Approximately 20 percent of U.S. electricity is generated from 103 nuclear plants currently in operation. However, due largely to public concerns about safety, waste disposal, and nuclear materials proliferation, no new plants having been commissioned since 1978. Recently though, concerns over energy security and climate change, along with relentless growth in demand for new generation capacity, have prompted renewed interest in nuclear power as a relatively secure and low-emissions source of electricity.

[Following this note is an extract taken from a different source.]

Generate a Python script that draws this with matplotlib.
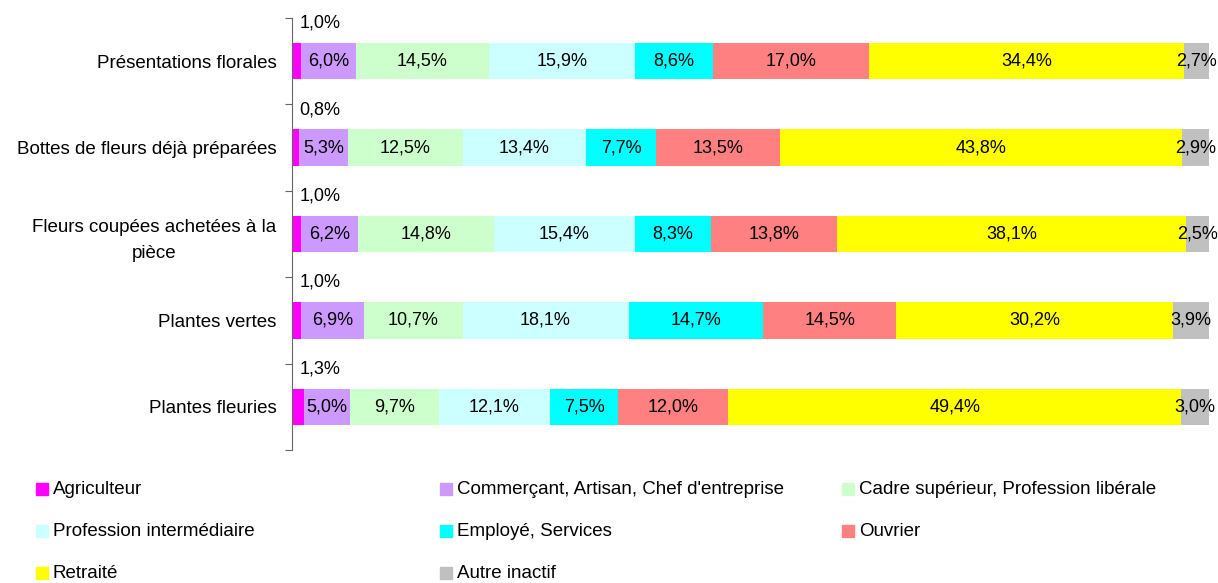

This technical report discusses the policies available to stimulate new nuclear plant development, the impacts of these policies on the costs of power generation, their cost-effectiveness at reducing GHG emissions, and the time at which new plants might become operational. Specific policies assessed may include the expansion of federal loan guarantees, the removal of specific regulatory and/or administrative barriers, and policies that provide short and long term solutions for waste storage. The report will also qualitatively address the broader issues related to nuclear power generation, including accident risks, siting difficulties, and long-term disposal issues.

Technology

Innovation and large-scale adoption of clean energy technologies offer the potential for increased energy security and reductions in GHG emissions.  However, it is uncertain which policies and institutions are the most effective and efficient for promoting basic and applied R&D of such technologies. This paper will examine whether the level, and composition, of current public funding for energy-related R&D is efficient or not. It will also evaluate alternative policy instruments to promote R&D at the firm level including, for example, technology prizes, R&D subsidies or tax credits, and strengthened patent protection.  The potential benefits of developing technologies to reduce oil use and GHG emissions will also be assessed using the NEMS modeling framework, and compared with the costs of publicly funded R&D, accounting for possible crowding out of R&D elsewhere in the economy.